Of course, there are differences between that and Breck Epic, events separated by a two-hour drive and 16 years. For starters, the Mercury Tour was the richest race in America at the time. Racers fought for their share of a $100,000 cash purse instead of a belt buckle and the respect of a hardened and leathery peer group.
Instead of focusing on a singletrack experience, the Mercury Tour was four days of contrived and formulaic stages: an XC, a hill climb, a point-to-point XC, and a short track, The five-minute prologue at Howelsen hill was perhaps the most memorable. The loop started with a gravel climb, a little singletrack descent, and finished going backward on the local BMX track. There would be blood.
The track was laced with large, lippy tabletops. The oblivious and delirious racers, seconds from the finish line, were dropping four feet to flat ground off the backward jumps. Bold on a modern bike, this was preposterous on the era’s bar-end clad hardtails. The good riders pre-jumped. The lucky ones rode death-cheating endos. The unlucky ones all seemed to be Columbian.
Another vivid recollection comes from the Rabbit Ears stage. Lance Armstrong, fresh off his first Tour win, but not yet a rich man, was racing to make some bonus money from Trek. Half an hour into the stage, Lance and I had been dangled by the lead group of five or six guys. They were out of sight, but the TV helicopter was tracking them less than a minute up the trail, and we were trying to bridge the gap across a flat piece of the Continental Divide trail that had several soggy holes at the bottom of three-foot deep perpendicular ruts.
Lance passed me on a smooth bit and then stuck his wheel in a hole and went over the bars. I was a little taken aback, but wheelie-smashed across it and passed him back. Then he passed me again, stuffed it in another hole, and went over again, this time screaming expletives. I passed him again, giving him a wide berth, as he was spitting mad. The next time, he passed me with great fury, proceeded over the handlebars once more, picked his bike up over his head, and threw it into the woods while screaming obscenities. I couldn’t help but crack a nervous smile. And I didn’t even despise the guy yet. He quit the race on the spot and flew home that night.
The personalities and attitudes of the riders at that old event were a far cry from those of the hard, but laid-back and unassuming folks toeing the line in Breckenridge. The Mercury start list was loaded with top riders that were, well, loaded. This was the height of the EPO era. There wasn’t yet a test for the drug. Riders used it with impunity. Jerome Chiotti won the overall that year, as he did every year prior. Jerome won the world championships in 1996 and later, in retiring, gave his gold medal to runner-up Thomas Frischknecht, admitting that he’d doped to do it. A filthy cheat? Yes. The least-cowardly doper that has ever clipped into a pedal? Maybe. That year he made $12,000 in Steamboat.

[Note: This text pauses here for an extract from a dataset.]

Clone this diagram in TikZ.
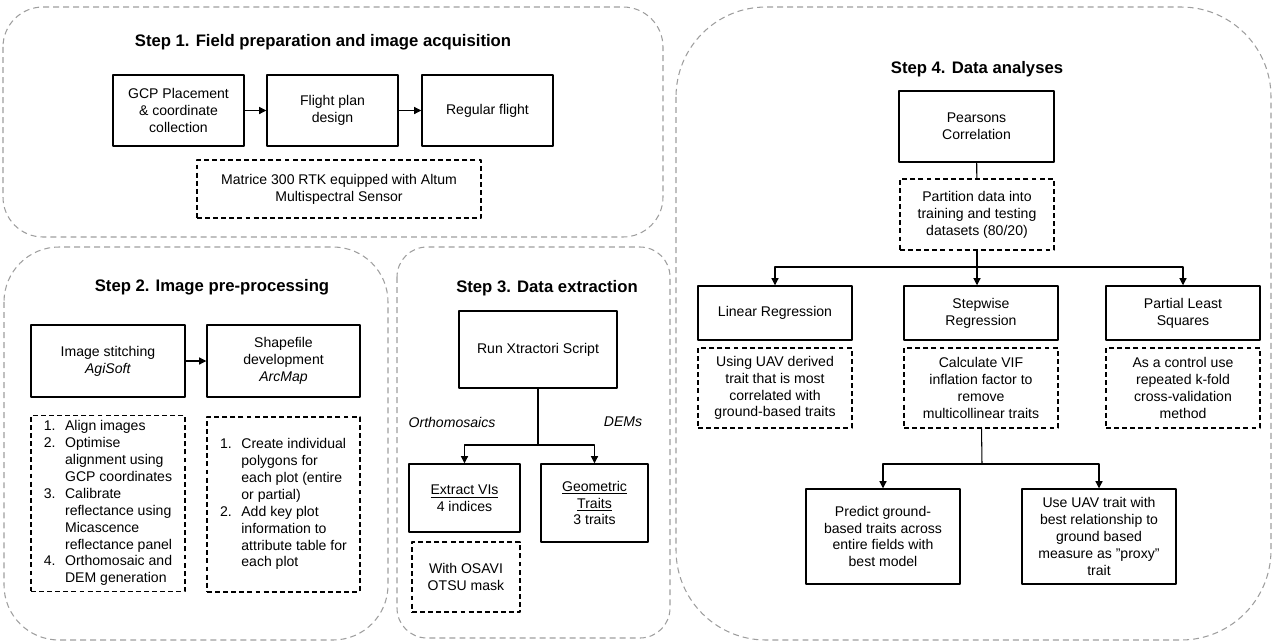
\documentclass[tikz,border=0pt]{standalone}
\usepackage{fontspec}
\setmainfont{Liberation Sans}
\usetikzlibrary{arrows.meta}

\begin{document}
\begin{tikzpicture}[x=0.02cm, y=-0.02cm, line join=round,
    font=\fontsize{8}{9.6}\selectfont,
    panel/.style={draw=black!38, line width=0.6pt, dash pattern=on 3.4pt off 2.3pt, rounded corners=#1},
    title/.style={font=\fontsize{9.5}{11}\selectfont\bfseries},
    box/.style={draw, line width=0.85pt, align=center, inner sep=2pt},
    dbox/.style={box, dash pattern=on 2.8pt off 1.8pt},
    arr/.style={-{Triangle[length=4pt,width=4pt]}, line width=0.6pt},
    link/.style={line width=0.6pt}]

    \useasboundingbox (0,0) rectangle (1275,643);

    % panels
    \draw[panel=0.8cm] (3,7) rectangle (663,237);
    \draw[panel=1.1cm] (4,247) rectangle (388,640);
    \draw[panel=0.6cm] (397,247) rectangle (670,638);
    \draw[panel=1.8cm] (676,7) rectangle (1271,640);

    % step 1
    \node[title] (t1) at (323,42) {Step 1. Field preparation and image acquisition};
    \node[box, minimum width=2.62cm, minimum height=1.42cm] (gcp) at (178.5,110.5) {GCP Placement\\\& coordinate\\collection};
    \node[box, minimum width=2.62cm, minimum height=1.42cm] (flight) at (332.5,110.5) {Flight plan\\design};
    \node[box, minimum width=2.62cm, minimum height=1.42cm] (regular) at (487.5,110.5) {Regular flight};
    \node[dbox, minimum width=5.68cm, minimum height=1.16cm] (matrice) at (339,189) {Matrice 300 RTK equipped with Altum\\Multispectral Sensor};

    \draw[arr] (gcp) -- (flight);
    \draw[arr] (flight) -- (regular);

    % step 2
    \node[title] (t2) at (212,287) {Step 2. Image pre-processing};
    \node[box, minimum width=3.08cm, minimum height=1.44cm] (stitch) at (108,361) {Image stitching\\\textit{AgiSoft}};
    \node[box, minimum width=3.06cm, minimum height=1.44cm] (shape) at (283.5,361) {Shapefile\\development\\\textit{ArcMap}};
    \node[dbox, minimum width=3.08cm, minimum height=3.46cm] (alignlist) at (108,503.5) {%
        \begin{tabular}{@{}l@{\hspace{0.19cm}}l@{}}
        1. & Align images\\
        2. & Optimise\\
           & alignment using\\
           & GCP coordinates\\
        3. & Calibrate\\
           & reflectance using\\
           & Micascence\\
           & reflectance panel\\
        4. & Orthomosaic and\\
           & DEM generation
        \end{tabular}};
    \node[dbox, minimum width=3.06cm, minimum height=3.5cm] (polylist) at (283.5,504.5) {%
        \begin{tabular}{@{}l@{\hspace{0.19cm}}l@{}}
        1. & Create individual\\
           & polygons for\\
           & each plot (entire\\
           & or partial)\\
        2. & Add key plot\\
           & information to\\
           & attribute table for\\
           & each plot
        \end{tabular}};

    \draw[arr] (stitch) -- (shape);

    % step 3
    \node[title] (t3) at (547,288) {Step 3. Data extraction};
    \node[box, minimum width=3.16cm, minimum height=1.54cm] (run) at (538,349.5) {Run Xtractori Script};
    \node[font=\fontsize{8}{9.6}\selectfont\itshape] (ortho) at (452,422) {Orthomosaics};
    \node[font=\fontsize{8}{9.6}\selectfont\itshape] (dems) at (623,422) {DEMs};
    \node[box, minimum width=2.22cm, minimum height=1.36cm] (vis) at (464.5,498) {\underline{Extract VIs}\\4 indices};
    \node[box, minimum width=2.14cm, minimum height=1.56cm] (geo) at (594.5,503) {\underline{Geometric}\\\underline{Traits}\\3 traits};
    \node[dbox, minimum width=2.16cm, minimum height=1.4cm] (osavi) at (466,577) {With OSAVI\\OTSU mask};

    \coordinate (split3) at (538,445);
    \draw[link] (run) -- (split3);
    \draw[arr] (split3) -| (vis.north);
    \draw[arr] (split3) -| (geo.north);

    % step 4
    \node[title] (t4) at (977,69) {Step 4. Data analyses};
    \node[box, minimum width=3.1cm, minimum height=1.42cm] (pearson) at (976.5,126.5) {Pearsons\\Correlation};
    \node[dbox, minimum width=3.08cm, minimum height=1.42cm] (partition) at (977,214.5) {Partition data into\\training and testing\\datasets (80/20)};
    \node[box, minimum width=3.08cm, minimum height=1.08cm] (linreg) at (775,313) {Linear Regression};
    \node[box, minimum width=3.08cm, minimum height=1.08cm] (stepreg) at (981,313) {Stepwise\\Regression};
    \node[box, minimum width=3.08cm, minimum height=1.08cm] (pls) at (1183,313) {Partial Least\\Squares};
    \node[dbox, minimum width=3.08cm, minimum height=1.6cm] (linnote) at (775,388) {Using UAV derived\\trait that is most\\correlated with\\ground-based traits};
    \node[dbox, minimum width=3.08cm, minimum height=1.6cm] (stepnote) at (981,388) {Calculate VIF\\inflation factor to\\remove\\multicollinear traits};
    \node[dbox, minimum width=3.08cm, minimum height=1.6cm] (plsnote) at (1183,388) {As a control use\\repeated k-fold\\cross-validation\\method};
    \node[box, minimum width=3.08cm, minimum height=1.9cm] (predict) at (883,536.5) {Predict ground-\\based traits across\\entire fields with\\best model};
    \node[box, minimum width=3.08cm, minimum height=1.9cm] (useuav) at (1099,536.5) {Use UAV trait with\\best relationship to\\ground based\\measure as {\char34}proxy{\char34}\\trait};

    \draw[link] (pearson) -- (partition);
    \coordinate (split4) at (977,267);
    \draw[link] (partition) -- (split4);
    \draw[arr] (split4) -| (linreg.north);
    \draw[arr] (split4) -- (split4 |- stepreg.north);
    \draw[arr] (split4) -| (pls.north);

    \coordinate (split5) at (982,464);
    \draw[link] (stepnote) -- (split5);
    \draw[arr] (split5) -| (predict.north);
    \draw[arr] (split5) -| (useuav.north);

\end{tikzpicture}
\end{document}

On the long drive home to Oregon, I had a smile on my face and an $800 check in my pocket. More money than I’d have made staying home and delivering Domino’s pizza. A personal victory big enough that I still remember the details some 16 years later.
Leaving Denver this year for the short flight home, there was no big check in my wallet. But I left with a greater knowledge of myself, my equipment, a few fellow riders, and a particularly rugged and lovely part of Colorado. I was also coming home from Colorado skinnier than I’d arrived, and with a flashy new belt buckle to hold my pants up. To some bike racers, that’s as good as money in the bank.